## Start Extracted entries
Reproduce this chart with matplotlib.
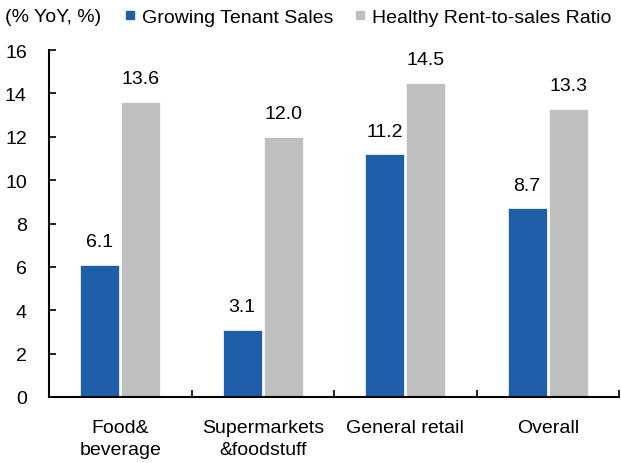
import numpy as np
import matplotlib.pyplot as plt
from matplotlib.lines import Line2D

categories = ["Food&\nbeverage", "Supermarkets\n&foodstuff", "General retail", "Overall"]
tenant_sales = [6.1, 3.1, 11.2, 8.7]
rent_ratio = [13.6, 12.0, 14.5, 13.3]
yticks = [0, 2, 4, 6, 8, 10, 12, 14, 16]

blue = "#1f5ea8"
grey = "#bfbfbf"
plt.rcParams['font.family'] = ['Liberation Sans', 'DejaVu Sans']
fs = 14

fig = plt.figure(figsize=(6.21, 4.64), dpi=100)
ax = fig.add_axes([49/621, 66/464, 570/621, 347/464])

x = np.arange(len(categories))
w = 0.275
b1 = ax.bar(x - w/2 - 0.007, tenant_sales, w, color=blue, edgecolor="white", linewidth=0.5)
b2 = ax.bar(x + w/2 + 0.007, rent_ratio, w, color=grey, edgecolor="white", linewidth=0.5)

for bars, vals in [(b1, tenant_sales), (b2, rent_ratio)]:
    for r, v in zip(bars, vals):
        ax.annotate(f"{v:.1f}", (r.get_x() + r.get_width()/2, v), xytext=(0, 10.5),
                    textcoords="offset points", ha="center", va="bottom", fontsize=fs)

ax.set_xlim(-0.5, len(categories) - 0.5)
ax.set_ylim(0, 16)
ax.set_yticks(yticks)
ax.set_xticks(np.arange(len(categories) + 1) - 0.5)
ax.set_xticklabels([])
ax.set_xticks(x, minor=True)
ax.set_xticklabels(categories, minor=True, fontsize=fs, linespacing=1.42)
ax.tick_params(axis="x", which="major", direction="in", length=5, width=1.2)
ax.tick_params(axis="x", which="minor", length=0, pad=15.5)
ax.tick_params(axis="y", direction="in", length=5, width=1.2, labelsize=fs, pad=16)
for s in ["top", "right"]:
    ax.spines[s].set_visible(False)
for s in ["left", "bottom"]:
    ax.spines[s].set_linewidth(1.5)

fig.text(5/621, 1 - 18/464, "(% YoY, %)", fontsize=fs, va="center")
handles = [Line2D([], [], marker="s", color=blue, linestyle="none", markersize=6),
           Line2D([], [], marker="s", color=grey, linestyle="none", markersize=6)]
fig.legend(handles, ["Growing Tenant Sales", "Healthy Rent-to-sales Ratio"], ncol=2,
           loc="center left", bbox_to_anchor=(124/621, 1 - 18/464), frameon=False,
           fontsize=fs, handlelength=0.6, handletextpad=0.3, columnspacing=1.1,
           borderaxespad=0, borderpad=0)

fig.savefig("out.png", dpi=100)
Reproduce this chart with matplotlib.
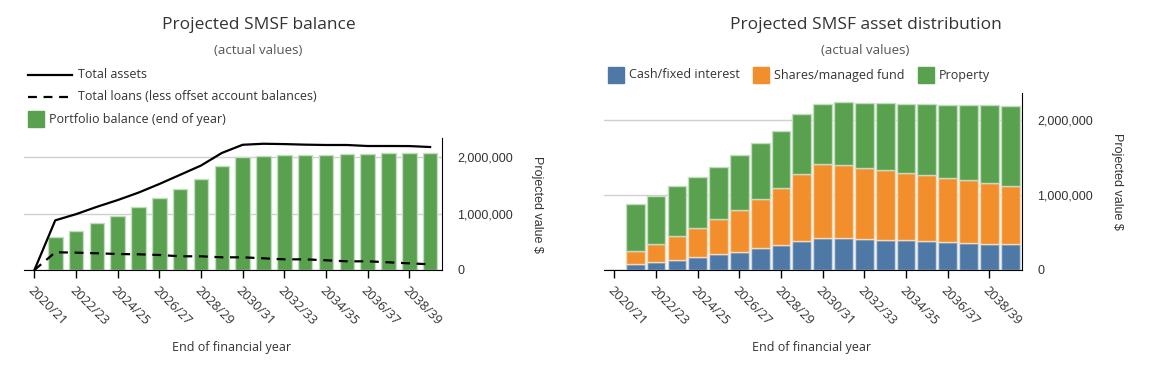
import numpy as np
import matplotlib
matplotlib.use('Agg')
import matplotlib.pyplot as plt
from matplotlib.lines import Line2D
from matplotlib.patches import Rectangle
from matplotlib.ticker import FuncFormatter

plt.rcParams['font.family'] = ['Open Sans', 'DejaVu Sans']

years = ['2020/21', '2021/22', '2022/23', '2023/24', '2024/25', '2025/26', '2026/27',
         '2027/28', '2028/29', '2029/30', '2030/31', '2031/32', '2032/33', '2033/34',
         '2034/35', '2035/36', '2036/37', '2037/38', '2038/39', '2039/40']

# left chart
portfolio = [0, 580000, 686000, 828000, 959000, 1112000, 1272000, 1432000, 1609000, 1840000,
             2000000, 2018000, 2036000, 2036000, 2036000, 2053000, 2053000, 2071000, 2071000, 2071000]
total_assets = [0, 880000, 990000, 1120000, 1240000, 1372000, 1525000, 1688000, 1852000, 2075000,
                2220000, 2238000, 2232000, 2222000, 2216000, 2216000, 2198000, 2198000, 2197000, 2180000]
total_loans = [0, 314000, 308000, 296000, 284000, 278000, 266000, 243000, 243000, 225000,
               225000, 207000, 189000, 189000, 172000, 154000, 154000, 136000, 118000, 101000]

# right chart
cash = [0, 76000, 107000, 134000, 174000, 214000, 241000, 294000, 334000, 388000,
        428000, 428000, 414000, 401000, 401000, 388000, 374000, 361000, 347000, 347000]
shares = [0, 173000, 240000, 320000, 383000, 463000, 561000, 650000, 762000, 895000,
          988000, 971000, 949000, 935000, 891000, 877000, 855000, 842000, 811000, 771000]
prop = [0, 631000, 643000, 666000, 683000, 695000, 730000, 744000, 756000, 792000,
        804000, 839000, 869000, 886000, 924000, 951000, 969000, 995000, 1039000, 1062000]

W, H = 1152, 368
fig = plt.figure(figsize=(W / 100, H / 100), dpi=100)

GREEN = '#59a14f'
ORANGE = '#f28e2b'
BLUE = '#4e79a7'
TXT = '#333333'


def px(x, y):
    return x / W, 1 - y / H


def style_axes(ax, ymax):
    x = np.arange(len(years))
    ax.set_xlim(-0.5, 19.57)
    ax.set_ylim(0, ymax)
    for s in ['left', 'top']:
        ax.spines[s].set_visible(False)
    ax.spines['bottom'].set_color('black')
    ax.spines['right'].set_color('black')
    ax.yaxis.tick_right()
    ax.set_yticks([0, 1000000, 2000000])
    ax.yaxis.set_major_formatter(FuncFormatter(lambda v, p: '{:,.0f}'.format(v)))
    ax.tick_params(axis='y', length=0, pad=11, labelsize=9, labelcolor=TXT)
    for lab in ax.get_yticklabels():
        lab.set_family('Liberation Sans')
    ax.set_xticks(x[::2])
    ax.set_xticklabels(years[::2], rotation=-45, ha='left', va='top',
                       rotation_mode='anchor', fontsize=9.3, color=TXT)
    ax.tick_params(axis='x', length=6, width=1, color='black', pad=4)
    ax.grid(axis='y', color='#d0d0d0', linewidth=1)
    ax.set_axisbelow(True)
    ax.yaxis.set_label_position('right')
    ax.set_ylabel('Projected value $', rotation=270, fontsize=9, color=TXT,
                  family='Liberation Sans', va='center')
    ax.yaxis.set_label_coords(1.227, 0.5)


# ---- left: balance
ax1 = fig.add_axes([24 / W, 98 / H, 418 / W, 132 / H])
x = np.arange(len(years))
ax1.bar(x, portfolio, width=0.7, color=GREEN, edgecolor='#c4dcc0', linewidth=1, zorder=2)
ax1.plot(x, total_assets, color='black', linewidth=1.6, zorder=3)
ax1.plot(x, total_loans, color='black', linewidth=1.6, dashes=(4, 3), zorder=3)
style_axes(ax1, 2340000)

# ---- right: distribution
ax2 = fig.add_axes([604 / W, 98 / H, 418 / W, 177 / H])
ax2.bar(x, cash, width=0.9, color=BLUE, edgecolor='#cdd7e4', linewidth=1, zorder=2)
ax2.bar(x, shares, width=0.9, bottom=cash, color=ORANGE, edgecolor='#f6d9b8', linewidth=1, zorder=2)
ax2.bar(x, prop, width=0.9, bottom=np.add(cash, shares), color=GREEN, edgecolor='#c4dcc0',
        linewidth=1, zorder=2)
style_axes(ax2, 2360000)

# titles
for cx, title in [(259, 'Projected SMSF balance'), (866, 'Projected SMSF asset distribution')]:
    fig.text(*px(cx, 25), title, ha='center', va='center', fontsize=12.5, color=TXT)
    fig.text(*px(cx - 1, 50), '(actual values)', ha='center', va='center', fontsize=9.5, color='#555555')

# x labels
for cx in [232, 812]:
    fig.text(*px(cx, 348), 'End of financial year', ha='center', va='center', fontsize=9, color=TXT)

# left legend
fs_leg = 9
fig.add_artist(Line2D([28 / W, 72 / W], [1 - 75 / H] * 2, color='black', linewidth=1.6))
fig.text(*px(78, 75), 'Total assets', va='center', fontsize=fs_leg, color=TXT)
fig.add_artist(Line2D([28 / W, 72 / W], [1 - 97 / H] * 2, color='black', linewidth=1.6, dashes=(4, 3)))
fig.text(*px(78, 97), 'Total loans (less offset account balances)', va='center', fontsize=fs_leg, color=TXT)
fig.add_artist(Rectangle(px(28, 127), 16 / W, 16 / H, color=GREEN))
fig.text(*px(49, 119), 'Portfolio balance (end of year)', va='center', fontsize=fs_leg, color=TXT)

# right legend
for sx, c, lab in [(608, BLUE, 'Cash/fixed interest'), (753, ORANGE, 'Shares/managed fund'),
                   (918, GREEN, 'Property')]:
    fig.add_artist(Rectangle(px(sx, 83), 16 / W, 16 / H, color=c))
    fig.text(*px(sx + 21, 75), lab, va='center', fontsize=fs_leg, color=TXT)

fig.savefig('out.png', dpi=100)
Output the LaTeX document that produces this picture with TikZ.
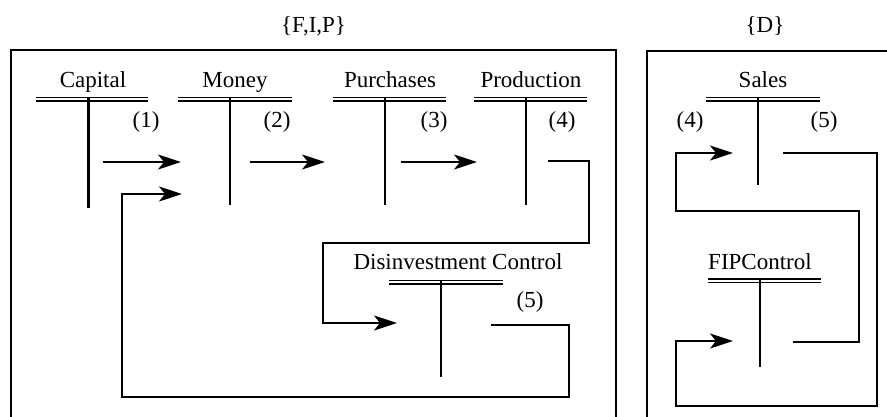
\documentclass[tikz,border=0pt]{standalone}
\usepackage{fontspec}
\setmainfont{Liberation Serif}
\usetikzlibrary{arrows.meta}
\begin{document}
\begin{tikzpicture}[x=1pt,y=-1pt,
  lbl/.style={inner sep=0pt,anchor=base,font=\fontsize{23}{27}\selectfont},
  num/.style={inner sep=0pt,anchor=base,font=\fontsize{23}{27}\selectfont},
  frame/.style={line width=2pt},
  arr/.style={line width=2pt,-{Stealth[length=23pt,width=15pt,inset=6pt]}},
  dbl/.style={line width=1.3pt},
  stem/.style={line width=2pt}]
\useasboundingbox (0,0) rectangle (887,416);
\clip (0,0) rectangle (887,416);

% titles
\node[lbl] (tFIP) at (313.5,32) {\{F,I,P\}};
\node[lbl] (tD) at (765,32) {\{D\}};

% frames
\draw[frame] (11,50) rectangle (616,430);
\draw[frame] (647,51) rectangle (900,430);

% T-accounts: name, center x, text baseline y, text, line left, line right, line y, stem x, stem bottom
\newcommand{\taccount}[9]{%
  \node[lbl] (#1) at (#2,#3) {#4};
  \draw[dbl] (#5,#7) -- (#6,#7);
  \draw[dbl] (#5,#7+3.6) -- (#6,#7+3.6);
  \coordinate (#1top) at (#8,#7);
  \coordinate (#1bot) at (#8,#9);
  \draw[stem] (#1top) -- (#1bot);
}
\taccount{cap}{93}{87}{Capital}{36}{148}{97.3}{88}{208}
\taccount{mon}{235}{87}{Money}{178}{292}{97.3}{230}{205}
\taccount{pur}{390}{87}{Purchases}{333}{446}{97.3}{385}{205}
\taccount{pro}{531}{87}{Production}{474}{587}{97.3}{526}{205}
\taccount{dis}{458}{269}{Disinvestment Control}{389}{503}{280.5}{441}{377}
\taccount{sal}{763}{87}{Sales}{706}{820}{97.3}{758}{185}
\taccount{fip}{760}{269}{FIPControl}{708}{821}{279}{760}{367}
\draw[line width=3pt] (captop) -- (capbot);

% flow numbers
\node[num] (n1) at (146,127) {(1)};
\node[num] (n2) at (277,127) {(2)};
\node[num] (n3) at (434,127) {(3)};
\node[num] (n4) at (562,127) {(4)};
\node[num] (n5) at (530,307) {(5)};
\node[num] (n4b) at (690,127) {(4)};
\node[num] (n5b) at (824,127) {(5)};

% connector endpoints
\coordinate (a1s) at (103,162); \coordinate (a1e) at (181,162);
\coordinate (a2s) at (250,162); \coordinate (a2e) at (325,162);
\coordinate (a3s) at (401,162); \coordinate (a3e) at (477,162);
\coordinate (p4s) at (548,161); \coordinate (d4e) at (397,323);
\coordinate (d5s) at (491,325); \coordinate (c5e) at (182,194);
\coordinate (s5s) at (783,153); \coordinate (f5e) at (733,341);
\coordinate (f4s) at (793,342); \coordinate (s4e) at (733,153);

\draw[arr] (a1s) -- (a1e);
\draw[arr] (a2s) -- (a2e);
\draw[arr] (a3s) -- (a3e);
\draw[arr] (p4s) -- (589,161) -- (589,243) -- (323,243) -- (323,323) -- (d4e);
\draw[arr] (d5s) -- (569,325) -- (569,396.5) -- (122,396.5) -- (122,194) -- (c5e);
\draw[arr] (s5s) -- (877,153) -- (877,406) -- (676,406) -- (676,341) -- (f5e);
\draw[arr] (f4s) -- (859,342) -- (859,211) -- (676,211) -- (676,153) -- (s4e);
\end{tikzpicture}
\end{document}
## End Extracted entries
_Work instructions_.
Repeat, with no pictures, each line from the beginning of the data through the line containing "ax = fig.add_axes([49/621, 66/464, 570/621, 347/464])", inclusive.

_Written reply_.
Reproduce this chart with matplotlib.
import numpy as np
import matplotlib.pyplot as plt
from matplotlib.lines import Line2D

categories = ["Food&\nbeverage", "Supermarkets\n&foodstuff", "General retail", "Overall"]
tenant_sales = [6.1, 3.1, 11.2, 8.7]
rent_ratio = [13.6, 12.0, 14.5, 13.3]
yticks = [0, 2, 4, 6, 8, 10, 12, 14, 16]

blue = "#1f5ea8"
grey = "#bfbfbf"
plt.rcParams['font.family'] = ['Liberation Sans', 'DejaVu Sans']
fs = 14

fig = plt.figure(figsize=(6.21, 4.64), dpi=100)
ax = fig.add_axes([49/621, 66/464, 570/621, 347/464])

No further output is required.